The rampant growth of massive data sets presents new challenges for data processing and analysis. To cope with this phenomenon, sublinear time and sublinear space algorithms that are capable of analyzing and extracting value from such immense inputs must be developed. This project aims to study sublinear time and space algorithms from a unified perspective, using the synergies in order to gain a better understanding that will lead to faster, space efficient and more widely applicable algorithms.

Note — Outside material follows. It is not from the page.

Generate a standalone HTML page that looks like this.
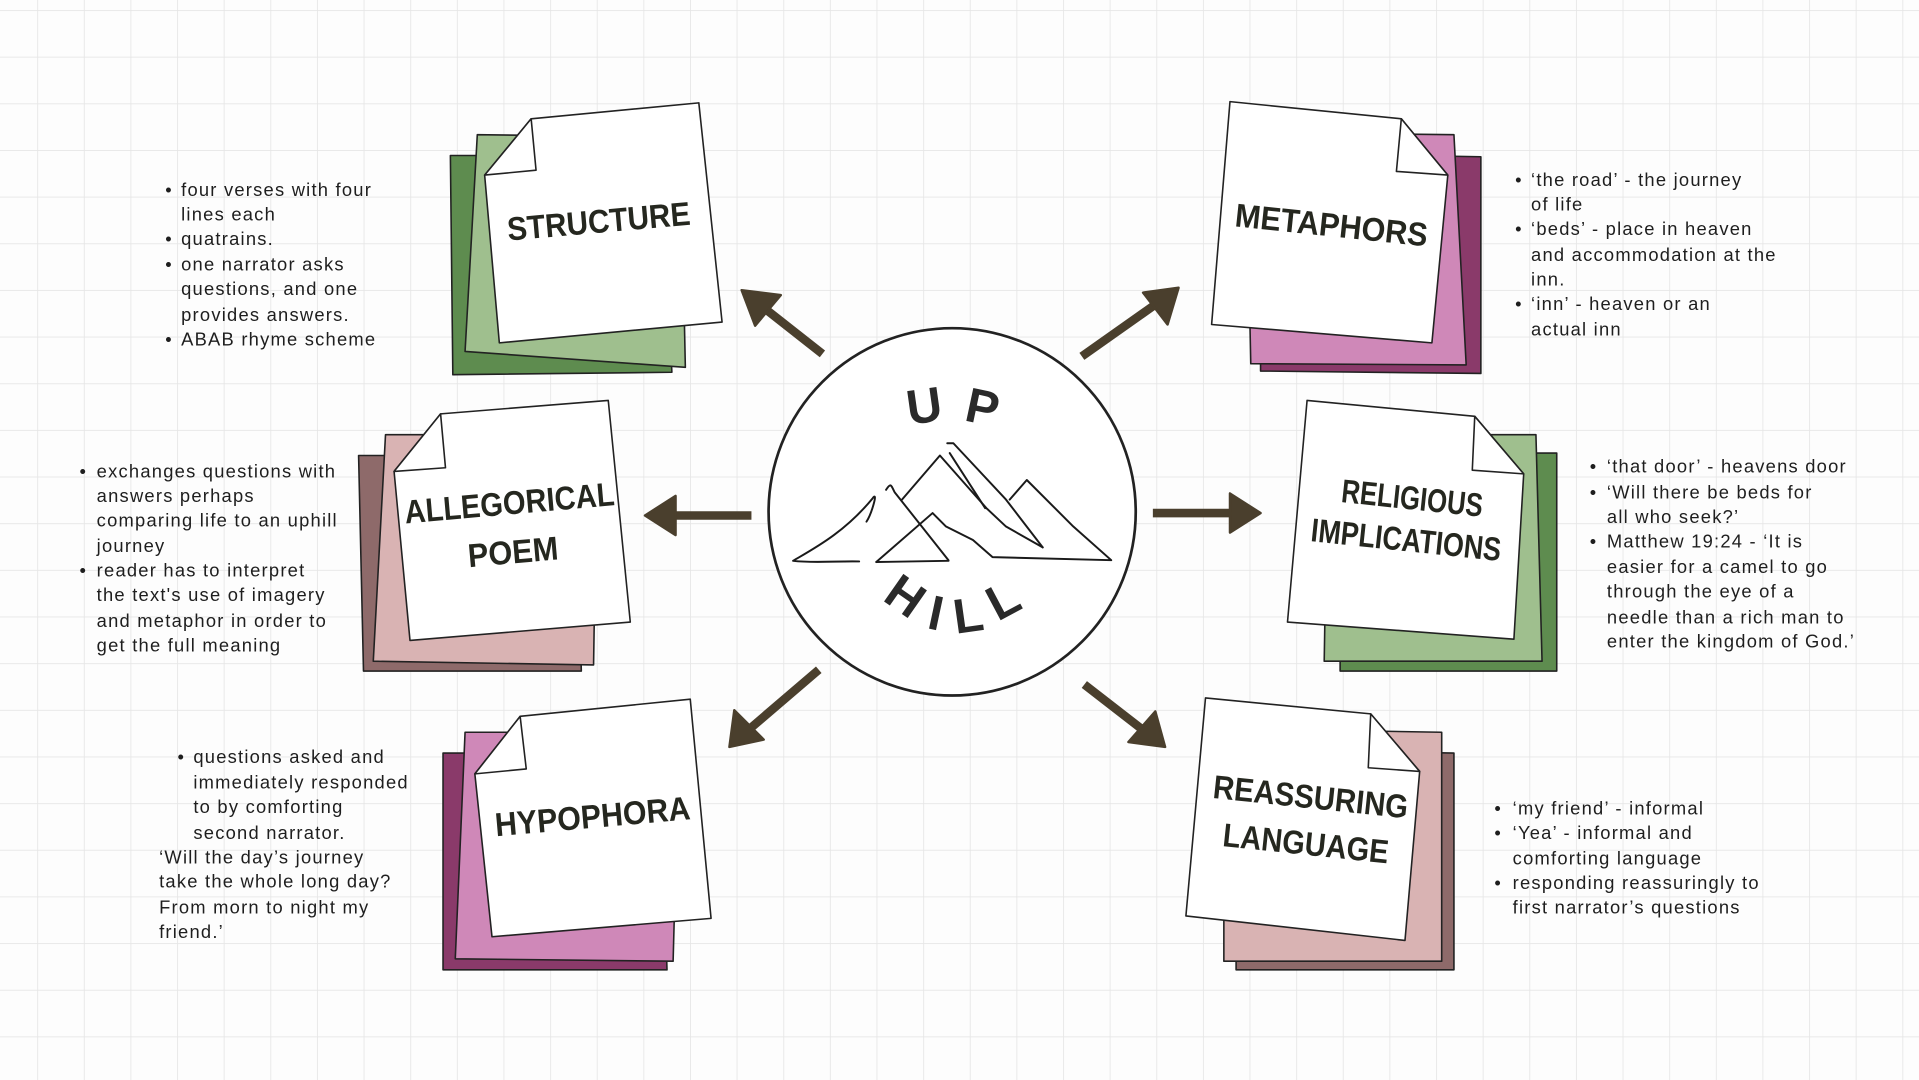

The proposed research has two core components. The first component is the study of sparse representations of large data sets. Sparse representations are useful for quickly analyzing and processing data. This component itself will have two parts. First, it will lead to a better understanding of sublinear time sampling algorithms for data coming from a succinctly described distribution. The succinct descriptions considered include those defined by a small number of parameters, such as power laws, Gaussians, and histogram distributions. Second, it will improve the current state of knowledge of streaming algorithms, data sketching, compressive sensing and sparse recovery techniques. Such techniques will for example have an impact on algorithms for acquiring and processing images, audio and network data.
The second component aims to design novel statistical techniques for understanding various distributional quantities describing commonly used structured objects such as graphs. The focus in this component will be on sublinear time and space algorithms that estimate parameters of graphs. This project will significantly advance the algorithmic foundations of algorithms with limited resources, and develop highly efficient algorithms for analyzing massive data sets.
This project will significantly advance the algorithmic foundations of computation with limited resources. It will develop highly efficient algorithms for analyzing massive data sets that arise in diverse areas including electronic commerce, health, network security, and scientific data collection.
The broader impacts of this project are in the education and mentoring of young researchers including underrepresented groups. Community outreach activities will introduce primary school children to interesting mathematical and computer science ideas.